LANDSCAPE PERCEPTION WORKSHOP AT THE FOOTHILLS OF THE FRENCH PYRENEES
At Lac du Montbel , the first day, facing south towards high mountains, a varied group of European landscape enthusiasts examined what it was they saw. Using drawing it was evident that everyone noticed the lake, the hill with its village, an intrusive water-tower and fields. Behind that they recorded a hill-ridge covered with trees and still beyond, the high mountains. Notably each person had a different take on the scene. One looked at geological features, one just at colour, another majored on agricultural features and the other noticed the mood/atmosphere including the sounds. Predictable perhaps, interesting certainly. The 'Legible Landscape' manual, which is widely used in Holland to engage people in landscape and its development, was issued to offer guidance for the following days.
Recognizing that landscapes contain many different factors, both large and small, the next day the group concentrated on plant observation by walking through a deep gorge to a high mountain plateau. The main task was to observe the many different manifestations of plant growth (forms, colours etc.) in relation to their distinctive sites.

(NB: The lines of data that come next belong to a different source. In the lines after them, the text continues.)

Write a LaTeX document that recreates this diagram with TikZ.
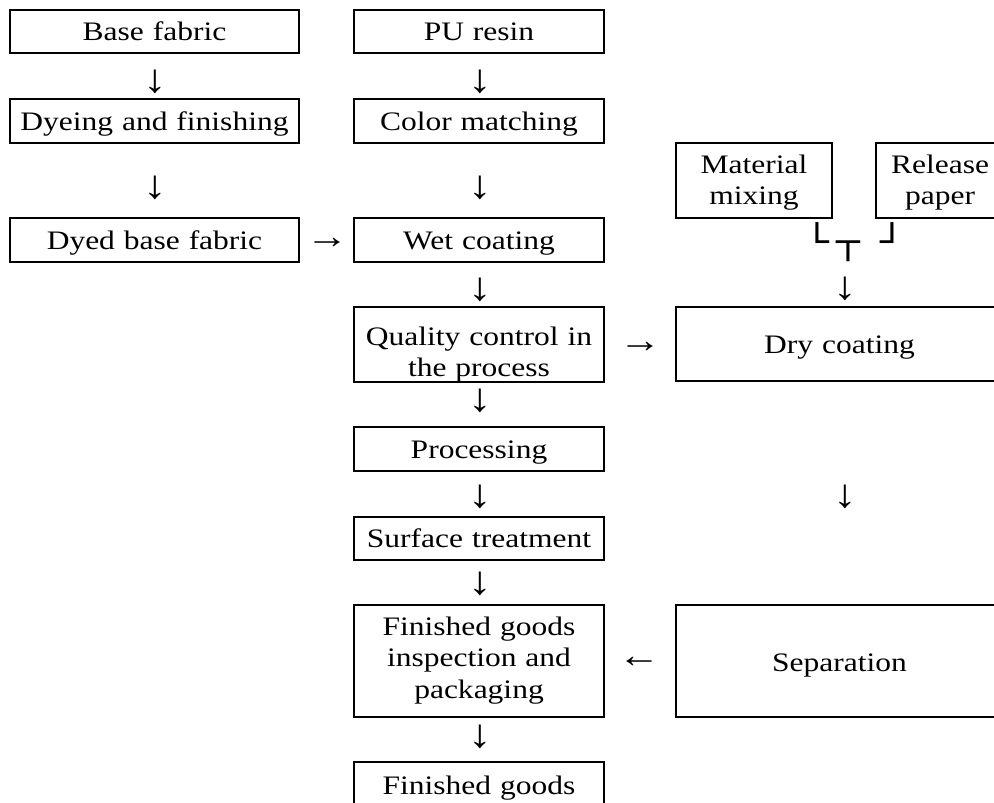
\documentclass[tikz,border=0pt]{standalone}
\usepackage{fontspec}
\setmainfont{Liberation Serif}[FakeStretch=1.18]
\newfontfamily\linefont{DejaVu Sans Mono}[FakeStretch=1.2]
\begin{document}
\begin{tikzpicture}[x=1pt,y=-1pt,
  every node/.style={inner sep=0pt},
  txt/.style={font=\fontsize{26.7}{31.5}\selectfont},
  % process box: first baseline sits (H-D)/2 below the box centre
  stage/.style n args={3}{txt, draw, line width=1.8pt, align=center,
    minimum width=#1, minimum height=#2, text width=#1-8pt,
    text height=20pt, text depth=#3},
  down/.style={font=\fontsize{40}{40}\selectfont},
  side/.style={font=\fontsize{36}{36}\selectfont},
  joint/.style={font=\linefont\fontsize{33}{40}\selectfont, anchor=base}]

\useasboundingbox (0,0) rectangle (994,803);
\fill[white] (0,0) rectangle (994,803);
\clip (0,0) rectangle (994,803);

% left column
\node[stage={289pt}{43pt}{2pt}] (base) at (154.5,31.5) {Base fabric};
\node[stage={289pt}{44pt}{2pt}] (dye)  at (154.5,121)  {Dyeing and finishing};
\node[stage={289pt}{44pt}{2pt}] (dyed) at (154.5,240)  {Dyed base fabric};

% middle column
\node[stage={250pt}{43pt}{2pt}]  (pu)    at (479,31.5)  {PU resin};
\node[stage={250pt}{44pt}{2pt}]  (color) at (479,121)   {Color matching};
\node[stage={250pt}{44pt}{2pt}]  (wet)   at (479,240)   {Wet coating};
\node[stage={250pt}{75pt}{19pt}] (qc)    at (479,344.5) {Quality control in\\the process};
\node[stage={250pt}{44pt}{2pt}]  (proc)  at (479,449)   {Processing};
\node[stage={250pt}{43pt}{2pt}]  (surf)  at (479,538.5) {Surface treatment};
\node[stage={250pt}{112pt}{72pt}] (fgi)  at (479,661)   {Finished goods\\inspection and\\packaging};
\node[stage={250pt}{44pt}{0pt}]  (fg)    at (479,784)   {Finished goods};

% right column
\node[stage={156pt}{75pt}{35pt}] (mix) at (754,180.5) {Material\\mixing};
\node[stage={128pt}{75pt}{35pt}] (rel) at (940,180.5) {Release\\paper};
\node[stage={327pt}{74pt}{2pt}]  (dry) at (839.5,344) {Dry coating};
\node[stage={327pt}{112pt}{0pt}] (sep) at (839.5,661) {Separation};

% flow arrows
\node[down] (a1)  at (155,82)  {↓};
\node[down] (a2)  at (155,188) {↓};
\node[side] (a3)  at (327,243) {→};
\node[down] (a4)  at (480,82)  {↓};
\node[down] (a5)  at (480,188) {↓};
\node[down] (a6)  at (480,290) {↓};
\node[side] (a7)  at (640,347) {→};
\node[down] (a8)  at (480,401) {↓};
\node[down] (a9)  at (480,497) {↓};
\node[down] (a10) at (480,584) {↓};
\node[side] (a11) at (639,662) {←};
\node[down] (a12) at (480,737) {↓};
\node[down] (a13) at (845,289) {↓};
\node[down] (a14) at (845,497) {↓};

% junction of the two inputs of the dry coating
\node[joint] (jl) at (817,253.5) {└};
\node[joint] (jm) at (848,253.5) {┬};
\node[joint] (jr) at (892,253.5) {┘};
\end{tikzpicture}
\end{document}
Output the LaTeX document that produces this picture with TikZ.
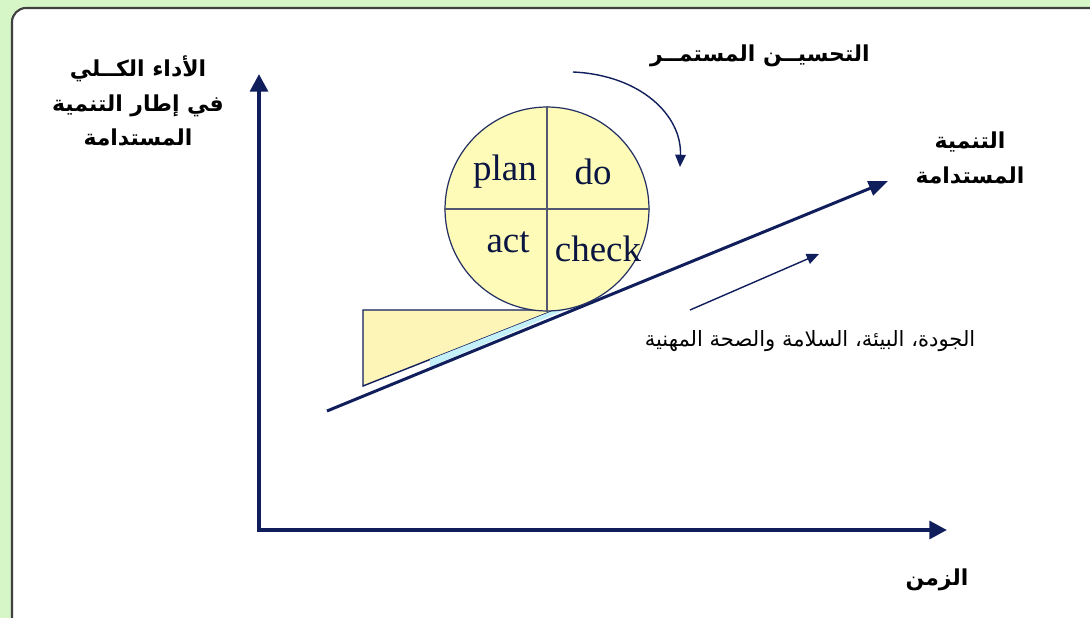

In the evening they were introduced to Merleau Ponty through a work by David Seamon and discussed how we experience and are engaged in the world. The main idea is that it is through our perceptional experiences that our body-subject learns/knows how to interact with the world and it is only partly through cognitive (conscious) endeavours that we experience the unlearned.
The group went out for a day to practise a ‘Legible Landscape’ session on the edge of a large flat valley facing Puivert Castle.
|near Lac Soulcem|
|Plateau du Sault|
The group's experience of how the landscape reflected mediaeval Occitan society was deepened by visiting the medieval centre of 'La Cite' in Carcassonne and a village where the houses were situated in an accurate circle around the church. From Fanjaux, a hill-fort village and important historical site they had a marvellous view of the large broad valley below, situated between Bordeaux (Atlantic) and Narbonne (Mediterranean), with its harmonious patterns of fields, hedges, and villages, and across in the far distance the Montagne Noire (Haute Lanquedoc). A true example of the working together of nature and culture through time.
|View from Fanjaux|
This appears to have been a thoroughly European event. The group comprised one Welshman, one Latvian, one Dutch lady living in Finland and a man and woman from Spain. Days in the field were accompanied by evening discussions and a presentation.